Hyperparameter tuning through cross-validation and grid search will be employed to enhance the model's performance and generalizability to new data. Ultimately, the project aims to support the growth and success of small businesses, contributing to positive economic and social impacts.
The dataset contains 27 variables encompassing details about loans given by the SBA to small businesses. Information about borrowers, banks, loan amounts, loan status, and other pertinent factors is included in these variables.

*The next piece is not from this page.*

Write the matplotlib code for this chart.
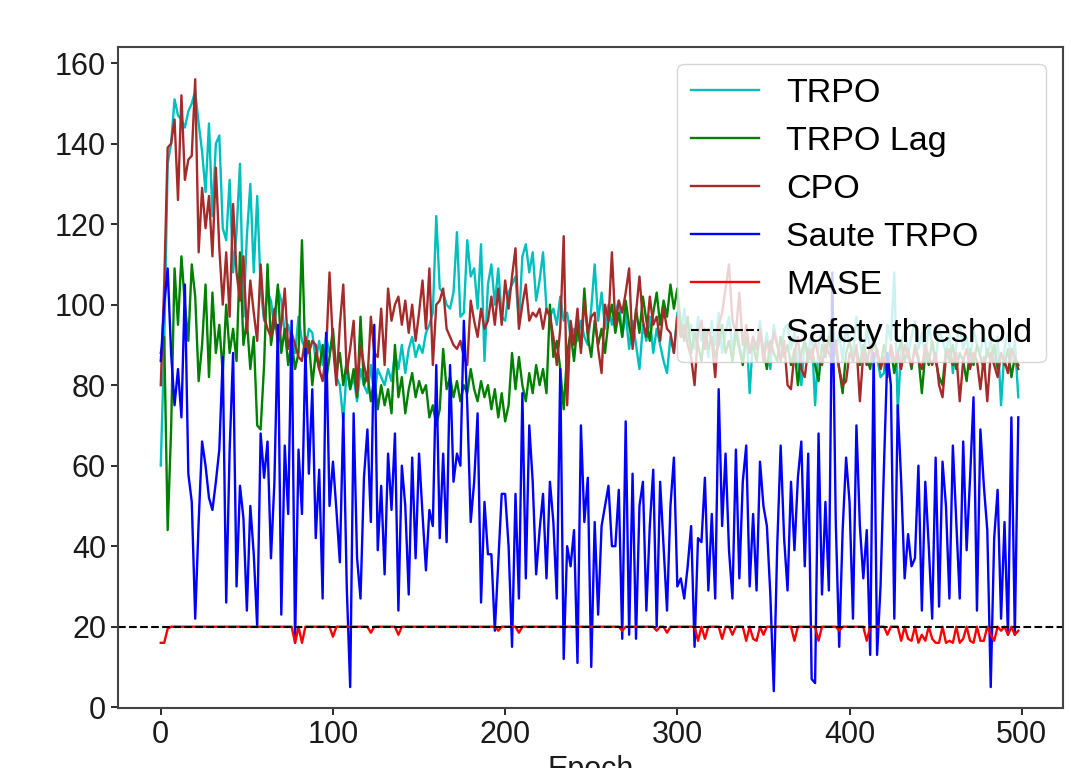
import numpy as np
import matplotlib
matplotlib.use("Agg")
import matplotlib.pyplot as plt

plt.rcParams['font.family'] = ['Liberation Sans', 'DejaVu Sans']

# epochs sampled every 2 epochs
epochs = np.arange(0, 500, 2)

trpo = [60, 90, 135, 140, 151, 147, 146, 144, 148, 150,
        153, 145, 138, 128, 145, 122, 140, 142, 119, 116,
        131, 108, 118, 135, 97, 117, 130, 108, 127, 104,
        96, 103, 101, 94, 104, 101, 93, 95, 91, 88,
        97, 91, 89, 94, 93, 86, 91, 85, 92, 88,
        91, 82, 80, 71, 84, 79, 82, 76, 84, 80,
        78, 85, 77, 84, 82, 80, 84, 81, 88, 84,
        90, 83, 89, 92, 87, 90, 88, 93, 95, 98,
        122, 104, 103, 100, 99, 103, 118, 97, 98, 116,
        107, 109, 99, 115, 86, 105, 110, 100, 109, 97,
        96, 103, 105, 107, 95, 112, 115, 108, 113, 101,
        106, 113, 99, 97, 99, 95, 102, 96, 98, 92,
        94, 91, 96, 92, 90, 99, 110, 96, 103, 94,
        100, 95, 98, 101, 92, 98, 89, 96, 90, 84,
        95, 91, 97, 88, 94, 90, 86, 83, 92, 88,
        98, 92, 99, 91, 95, 89, 97, 91, 94, 87,
        96, 90, 98, 88, 93, 97, 89, 95, 90, 86,
        94, 78, 92, 89, 96, 88, 93, 84, 95, 90,
        87, 94, 95, 89, 93, 86, 80, 91, 88, 93,
        75, 90, 94, 87, 92, 96, 89, 93, 86, 95,
        90, 88, 97, 91, 86, 94, 89, 92, 87, 82,
        83, 95, 91, 108, 73, 90, 94, 88, 92, 96,
        89, 93, 87, 95, 90, 86, 94, 91, 88, 93,
        83, 90, 95, 89, 92, 86, 94, 90, 88, 93,
        87, 91, 85, 92, 75, 89, 93, 86, 91, 77]

trpo_lag = [88, 92, 44, 69, 109, 95, 112, 100, 91, 110,
            102, 81, 90, 105, 82, 103, 88, 95, 83, 100,
            88, 94, 86, 113, 90, 96, 84, 92, 70, 69,
            85, 110, 90, 96, 105, 88, 94, 85, 91, 84,
            88, 116, 86, 91, 80, 88, 84, 90, 81, 87,
            94, 83, 88, 80, 86, 79, 84, 77, 97, 80,
            83, 76, 82, 74, 80, 75, 79, 73, 90, 77,
            82, 73, 79, 83, 77, 81, 78, 80, 72, 75,
            70, 74, 89, 79, 82, 77, 81, 76, 80, 78,
            84, 79, 76, 81, 77, 80, 74, 79, 72, 78,
            71, 75, 88, 79, 87, 80, 76, 83, 78, 85,
            80, 84, 78, 100, 87, 91, 84, 74, 88, 93,
            86, 95, 89, 104, 92, 87, 96, 90, 94, 88,
            96, 100, 93, 98, 92, 101, 95, 90, 99, 93,
            102, 96, 91, 98, 103, 95, 101, 97, 105, 99,
            104, 95, 91, 97, 88, 93, 90, 86, 94, 89,
            92, 87, 90, 95, 88, 91, 86, 93, 89, 85,
            92, 88, 90, 86, 93, 89, 84, 91, 88, 86,
            92, 87, 90, 85, 89, 80, 88, 91, 86, 89,
            85, 81, 90, 87, 92, 86, 89, 84, 78, 88,
            91, 86, 89, 85, 90, 87, 84, 92, 88, 85,
            90, 86, 89, 83, 88, 91, 86, 89, 84, 90,
            87, 78, 88, 85, 91, 86, 82, 80, 89, 86,
            90, 84, 88, 86, 81, 89, 85, 90, 87, 84,
            89, 86, 90, 84, 88, 85, 89, 82, 87, 85]

cpo = [80, 105, 139, 140, 146, 126, 152, 131, 136, 137,
       156, 113, 129, 119, 127, 112, 134, 114, 100, 113,
       97, 125, 108, 101, 112, 93, 106, 98, 91, 110,
       97, 94, 92, 99, 90, 95, 104, 89, 93, 90,
       87, 86, 92, 88, 91, 90, 84, 81, 88, 108,
       90, 80, 95, 105, 83, 89, 96, 78, 90, 85,
       81, 97, 88, 87, 99, 85, 104, 96, 100, 102,
       95, 101, 93, 100, 91, 98, 106, 94, 109, 85,
       100, 101, 104, 94, 92, 90, 89, 91, 87, 85,
       101, 96, 92, 99, 94, 96, 102, 95, 104, 95,
       106, 99, 107, 114, 94, 100, 105, 96, 98, 97,
       99, 94, 99, 97, 92, 85, 94, 117, 75, 96,
       90, 99, 88, 101, 93, 97, 98, 89, 83, 100,
       96, 113, 95, 101, 98, 103, 109, 89, 98, 107,
       96, 92, 102, 95, 97, 91, 99, 94, 93, 88,
       97, 92, 95, 90, 87, 80, 93, 96, 89, 94,
       91, 82, 95, 98, 104, 110, 96, 93, 103, 90,
       95, 88, 92, 89, 94, 86, 91, 88, 93, 90,
       86, 91, 80, 79, 88, 92, 84, 82, 89, 86,
       91, 87, 85, 90, 88, 86, 91, 84, 80, 81,
       88, 86, 90, 76, 88, 85, 90, 86, 89, 84,
       87, 82, 90, 86, 88, 84, 90, 87, 85, 89,
       86, 84, 90, 87, 85, 88, 80, 77, 87, 89,
       85, 88, 76, 86, 89, 84, 88, 86, 79, 87,
       76, 88, 85, 82, 88, 86, 83, 89, 87, 84]

saute_trpo = [86, 100, 109, 88, 75, 84, 72, 105, 58, 51,
              22, 46, 66, 60, 52, 49, 56, 64, 87, 26,
              64, 88, 30, 55, 47, 24, 50, 38, 20, 68,
              57, 66, 37, 56, 95, 23, 65, 48, 96, 16,
              64, 48, 89, 58, 79, 42, 59, 27, 93, 50,
              61, 49, 36, 73, 30, 5, 73, 37, 27, 57,
              69, 46, 95, 39, 55, 33, 63, 49, 68, 24,
              60, 50, 28, 62, 37, 63, 48, 34, 49, 45,
              85, 42, 63, 41, 85, 56, 63, 60, 96, 75,
              46, 56, 73, 26, 51, 38, 38, 19, 36, 53,
              53, 40, 15, 53, 27, 78, 32, 70, 56, 33,
              44, 53, 32, 56, 46, 27, 84, 12, 40, 35,
              44, 11, 70, 46, 57, 10, 46, 23, 45, 50,
              55, 40, 40, 54, 17, 71, 18, 58, 17, 50,
              56, 24, 45, 59, 20, 56, 40, 24, 50, 62,
              30, 32, 27, 35, 45, 15, 42, 41, 57, 29,
              48, 27, 79, 45, 63, 39, 27, 64, 32, 56,
              65, 30, 48, 29, 61, 50, 45, 28, 4, 40,
              65, 42, 29, 56, 39, 57, 66, 35, 63, 7,
              6, 68, 28, 51, 29, 108, 46, 15, 44, 62,
              51, 22, 70, 45, 32, 44, 13, 88, 13, 30,
              60, 88, 80, 22, 75, 56, 32, 43, 35, 37,
              60, 24, 56, 40, 22, 62, 25, 61, 50, 27,
              65, 46, 27, 66, 39, 57, 77, 24, 69, 55,
              44, 5, 42, 54, 22, 46, 18, 72, 18, 72]

mase = [16, 16, 19.5, 20, 20, 20, 20, 20, 20, 20,
        20, 20, 20, 20, 20, 20, 20, 20, 20, 20,
        20, 20, 20, 20, 20, 20, 20, 20, 20, 20,
        20, 20, 20, 20, 20, 20, 20, 20, 20, 16,
        20, 16, 20, 20, 20, 20, 20, 20, 20, 20,
        17.5, 20, 20, 20, 20, 20, 20, 20, 20, 20,
        20, 18.5, 20, 20, 20, 20, 20, 20, 20, 18,
        20, 20, 20, 20, 20, 20, 20, 20, 20, 20,
        20, 20, 20, 20, 20, 20, 20, 20, 20, 20,
        20, 20, 20, 20, 20, 20, 20, 20, 19, 20,
        20, 20, 20, 20, 18.5, 20, 20, 20, 20, 20,
        20, 20, 20, 20, 20, 20, 20, 20, 20, 20,
        20, 20, 20, 20, 20, 20, 20, 20, 20, 20,
        20, 20, 20, 20, 19, 20, 20, 20, 20, 20,
        20, 20, 20, 20, 19, 20, 20, 18.5, 20, 20,
        20, 20, 20, 20, 20, 20, 16.5, 20, 17, 20,
        20, 20, 20, 17, 20, 20, 18, 20, 20, 20,
        16.5, 20, 17, 16.5, 20, 18, 20, 20, 20, 20,
        20, 20, 20, 20, 16.5, 20, 20, 20, 20, 20,
        20, 16.5, 20, 20, 20, 20, 20, 19, 20, 20,
        20, 20, 20, 20, 20, 16.5, 20, 20, 20, 20,
        20, 18, 20, 20, 20, 16.5, 20, 17, 16.5, 20,
        16, 18, 16.5, 20, 17, 16, 16, 20, 16, 16.5,
        16, 20, 16, 17, 20, 16.5, 16, 20, 16.5, 16.5,
        20, 18, 16.5, 20, 19, 20, 18, 20, 18, 19]

threshold = 20

fig = plt.figure(figsize=(10.71, 7.68), dpi=100)
ax = fig.add_axes([0.110, 0.0781, 0.8825, 0.8607])

lw = 1.7
ax.plot(epochs, trpo, color='c', lw=lw, label='TRPO')
ax.plot(epochs, trpo_lag, color='g', lw=lw, label='TRPO Lag')
ax.plot(epochs, cpo, color='brown', lw=lw, label='CPO')
ax.plot(epochs, saute_trpo, color='b', lw=lw, label='Saute TRPO')
ax.plot(epochs, mase, color='r', lw=lw, label='MASE')
ax.axhline(threshold, color='k', ls='--', lw=1.5, label='Safety threshold')

ax.set_xlim(-24.95, 523.95)
ax.set_ylim(-0.2, 164)
ax.set_xticks([0, 100, 200, 300, 400, 500])
ax.set_yticks([0, 20, 40, 60, 80, 100, 120, 140, 160])
ax.tick_params(labelsize=22, colors='#1a1a1a', width=1.3, length=5)
for s in ax.spines.values():
    s.set_color('#444444')
    s.set_linewidth(1.5)
ax.set_xlabel('Epoch', fontsize=22, color='#1a1a1a')

ax.legend(loc='upper right', fontsize=24.5, framealpha=0.8, labelspacing=0.5)

fig.savefig('out.png', dpi=100)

The project utilized various machine learning models, including Logistic Regression, Decision Trees, Bagging, Random Forest, and Ada Boost, to predict loan sizes for small businesses. The results revealed that all models, except Logistic Regression, achieved a perfect Matthews Correlation Coefficient (MCC) of 1.000 and zero test error, accurately predicting loan defaults. However, the logistic regression model performed well with an MCC of 0.934 and a test error of 0.032. The ensemble models (Decision Trees, Bagging, Random Forest, and Ada Boost) achieved 100% accuracy, suggesting potential overfitting due to the small sample size.
While the ensemble models' accuracy is impressive, it may be a sign of overfitting. The logistic regression model, with an accuracy of 0.9818, offers a more realistic performance without overfitting concerns. Its simplicity and interpretability make it a suitable choice for practical applications and stakeholder communication.
In conclusion, selecting logistic regression over models with perfect accuracy is prudent. The project demonstrated that machine learning can effectively predict loan outcomes for small businesses, aiding lending decisions. It emphasizes the importance of considering both accuracy and model interpretability when addressing real-world business challenges.